=== Available records ===
+-------+
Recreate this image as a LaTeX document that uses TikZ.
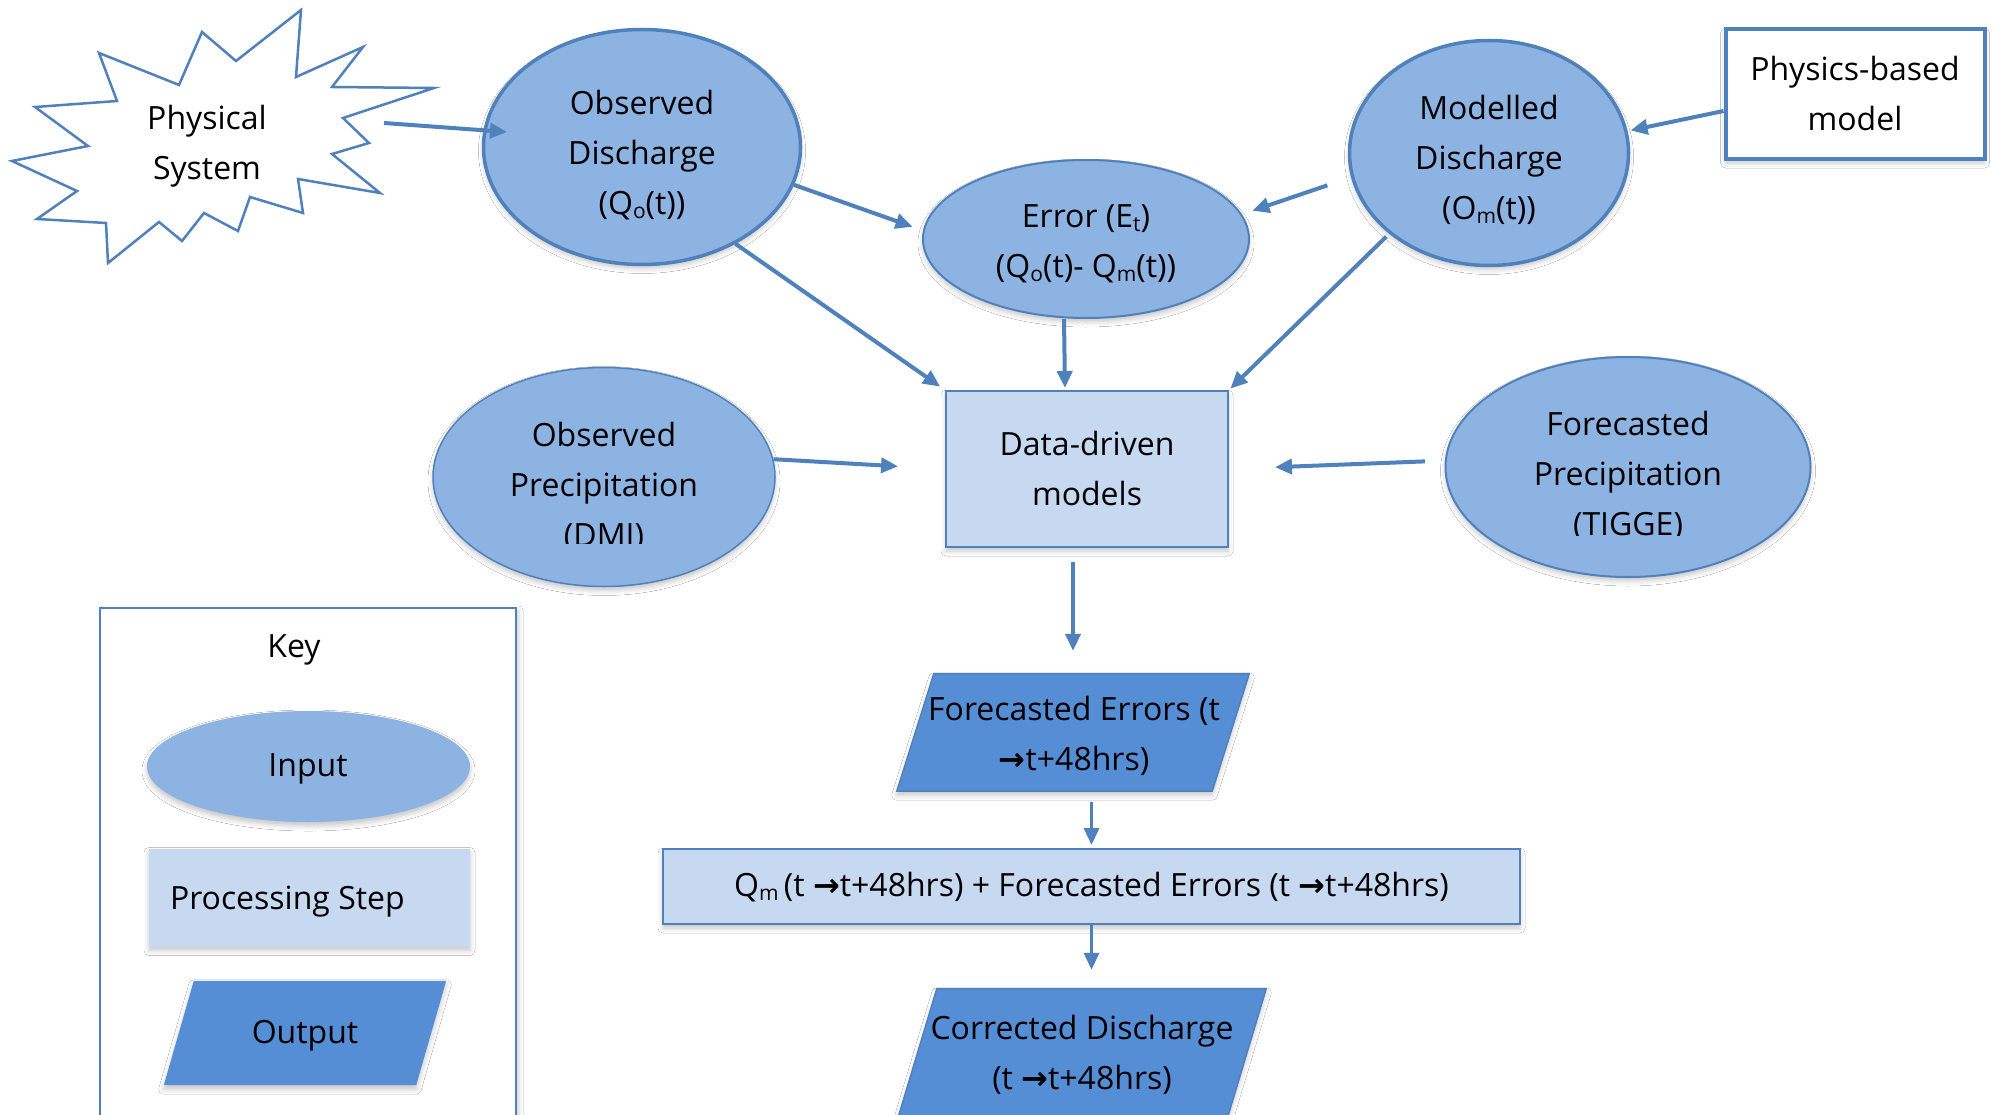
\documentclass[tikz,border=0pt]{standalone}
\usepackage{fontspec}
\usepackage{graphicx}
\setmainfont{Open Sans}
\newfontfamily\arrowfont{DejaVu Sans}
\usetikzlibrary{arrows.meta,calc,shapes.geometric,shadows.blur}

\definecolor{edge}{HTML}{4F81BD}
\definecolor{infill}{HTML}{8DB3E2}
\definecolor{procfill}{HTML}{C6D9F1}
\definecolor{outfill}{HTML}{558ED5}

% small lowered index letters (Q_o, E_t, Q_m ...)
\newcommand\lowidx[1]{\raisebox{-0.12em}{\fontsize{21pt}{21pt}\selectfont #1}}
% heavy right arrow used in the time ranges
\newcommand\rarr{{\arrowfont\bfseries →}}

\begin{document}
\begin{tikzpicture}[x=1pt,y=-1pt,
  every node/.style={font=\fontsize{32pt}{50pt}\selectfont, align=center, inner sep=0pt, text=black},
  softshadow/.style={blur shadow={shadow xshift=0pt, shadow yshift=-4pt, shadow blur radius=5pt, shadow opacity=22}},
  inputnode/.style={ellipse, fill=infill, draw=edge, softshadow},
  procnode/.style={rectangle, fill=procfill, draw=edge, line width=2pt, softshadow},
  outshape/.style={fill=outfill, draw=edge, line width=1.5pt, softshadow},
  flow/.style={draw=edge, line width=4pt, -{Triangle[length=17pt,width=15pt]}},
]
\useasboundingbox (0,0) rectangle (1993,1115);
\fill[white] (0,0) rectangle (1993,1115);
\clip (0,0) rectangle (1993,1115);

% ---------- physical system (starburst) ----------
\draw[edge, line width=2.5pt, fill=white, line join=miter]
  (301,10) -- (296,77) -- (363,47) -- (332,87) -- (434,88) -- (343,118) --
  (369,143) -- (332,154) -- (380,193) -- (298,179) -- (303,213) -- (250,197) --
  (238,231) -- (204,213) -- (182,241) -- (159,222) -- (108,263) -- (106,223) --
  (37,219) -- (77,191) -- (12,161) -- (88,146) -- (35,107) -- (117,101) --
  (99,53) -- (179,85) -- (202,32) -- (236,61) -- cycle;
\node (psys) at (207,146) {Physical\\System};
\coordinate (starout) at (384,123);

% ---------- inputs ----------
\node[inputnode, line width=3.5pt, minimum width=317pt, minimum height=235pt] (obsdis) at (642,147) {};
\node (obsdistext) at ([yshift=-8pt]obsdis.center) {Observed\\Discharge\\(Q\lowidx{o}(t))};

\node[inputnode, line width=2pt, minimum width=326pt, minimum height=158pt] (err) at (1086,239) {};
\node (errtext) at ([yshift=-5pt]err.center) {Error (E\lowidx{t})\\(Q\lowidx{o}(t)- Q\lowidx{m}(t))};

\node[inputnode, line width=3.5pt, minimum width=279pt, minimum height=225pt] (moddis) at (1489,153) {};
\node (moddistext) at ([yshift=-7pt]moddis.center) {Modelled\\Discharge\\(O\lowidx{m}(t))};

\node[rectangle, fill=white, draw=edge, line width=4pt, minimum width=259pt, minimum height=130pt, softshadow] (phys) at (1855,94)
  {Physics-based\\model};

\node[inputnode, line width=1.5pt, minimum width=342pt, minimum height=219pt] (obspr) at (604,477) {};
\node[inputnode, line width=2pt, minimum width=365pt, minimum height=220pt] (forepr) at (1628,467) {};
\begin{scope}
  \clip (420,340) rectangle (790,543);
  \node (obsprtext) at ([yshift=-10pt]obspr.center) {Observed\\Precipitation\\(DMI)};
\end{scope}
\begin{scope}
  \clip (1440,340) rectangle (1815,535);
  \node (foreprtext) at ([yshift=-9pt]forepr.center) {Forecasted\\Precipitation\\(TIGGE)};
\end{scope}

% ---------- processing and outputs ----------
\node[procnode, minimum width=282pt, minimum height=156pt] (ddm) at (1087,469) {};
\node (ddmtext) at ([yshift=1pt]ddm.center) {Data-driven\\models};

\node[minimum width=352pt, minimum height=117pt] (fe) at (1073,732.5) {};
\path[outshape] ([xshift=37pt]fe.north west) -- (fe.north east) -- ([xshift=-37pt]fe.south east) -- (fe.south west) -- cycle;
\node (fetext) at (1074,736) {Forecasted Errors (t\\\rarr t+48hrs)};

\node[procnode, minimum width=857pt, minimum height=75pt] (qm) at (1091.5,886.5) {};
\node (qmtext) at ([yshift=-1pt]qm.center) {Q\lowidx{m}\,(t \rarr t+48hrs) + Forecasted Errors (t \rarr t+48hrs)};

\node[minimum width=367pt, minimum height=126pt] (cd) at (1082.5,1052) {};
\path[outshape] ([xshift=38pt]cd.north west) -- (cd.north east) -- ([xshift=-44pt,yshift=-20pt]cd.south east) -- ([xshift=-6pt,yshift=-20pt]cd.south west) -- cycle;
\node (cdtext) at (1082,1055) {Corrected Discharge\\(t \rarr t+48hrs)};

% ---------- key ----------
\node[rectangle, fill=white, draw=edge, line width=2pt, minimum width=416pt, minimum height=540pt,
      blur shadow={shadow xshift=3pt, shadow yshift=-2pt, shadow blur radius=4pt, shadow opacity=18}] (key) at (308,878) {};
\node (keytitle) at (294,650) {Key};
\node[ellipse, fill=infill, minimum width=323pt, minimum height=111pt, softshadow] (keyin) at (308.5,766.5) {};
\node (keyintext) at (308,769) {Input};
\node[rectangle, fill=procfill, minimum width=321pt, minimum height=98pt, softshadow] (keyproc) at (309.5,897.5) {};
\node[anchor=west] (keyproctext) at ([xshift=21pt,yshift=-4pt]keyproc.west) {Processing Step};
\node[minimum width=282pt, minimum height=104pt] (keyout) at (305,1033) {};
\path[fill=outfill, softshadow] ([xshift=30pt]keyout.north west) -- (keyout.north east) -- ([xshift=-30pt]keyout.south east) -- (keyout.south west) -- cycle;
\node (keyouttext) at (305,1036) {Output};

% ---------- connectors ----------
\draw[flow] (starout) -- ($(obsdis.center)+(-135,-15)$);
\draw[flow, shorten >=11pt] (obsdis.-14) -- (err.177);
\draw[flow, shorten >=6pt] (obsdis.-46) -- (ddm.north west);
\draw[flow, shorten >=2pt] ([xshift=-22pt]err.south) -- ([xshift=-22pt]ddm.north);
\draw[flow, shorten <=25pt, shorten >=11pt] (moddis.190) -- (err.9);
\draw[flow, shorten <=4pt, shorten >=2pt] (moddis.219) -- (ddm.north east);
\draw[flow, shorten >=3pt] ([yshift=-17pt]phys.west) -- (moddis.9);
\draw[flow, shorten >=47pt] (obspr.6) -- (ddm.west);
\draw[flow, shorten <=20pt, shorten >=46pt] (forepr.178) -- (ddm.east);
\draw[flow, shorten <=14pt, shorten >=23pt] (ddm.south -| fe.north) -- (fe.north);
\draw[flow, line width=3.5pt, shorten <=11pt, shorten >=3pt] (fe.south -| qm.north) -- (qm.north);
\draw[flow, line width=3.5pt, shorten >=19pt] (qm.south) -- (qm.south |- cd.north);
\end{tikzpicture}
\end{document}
+-------+
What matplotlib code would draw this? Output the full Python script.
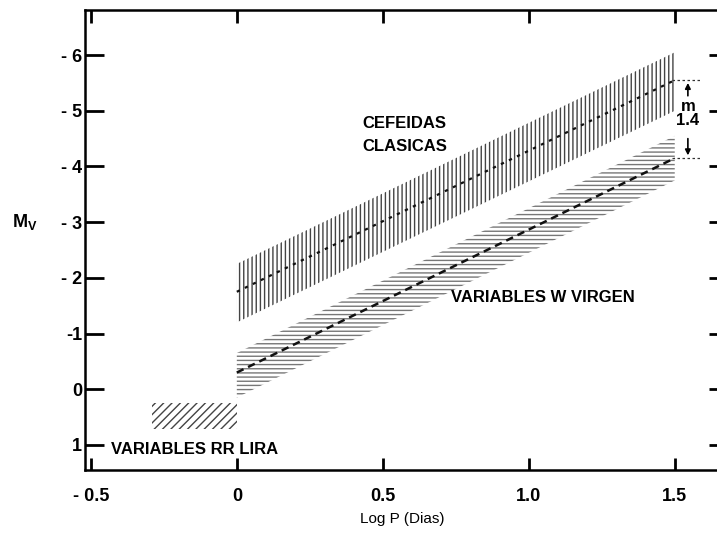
+-------+
=== Request ===
Copy out every line in the entries above that holds "this".

=== In response ===
Recreate this image as a LaTeX document that uses TikZ.
What matplotlib code would draw this? Output the full Python script.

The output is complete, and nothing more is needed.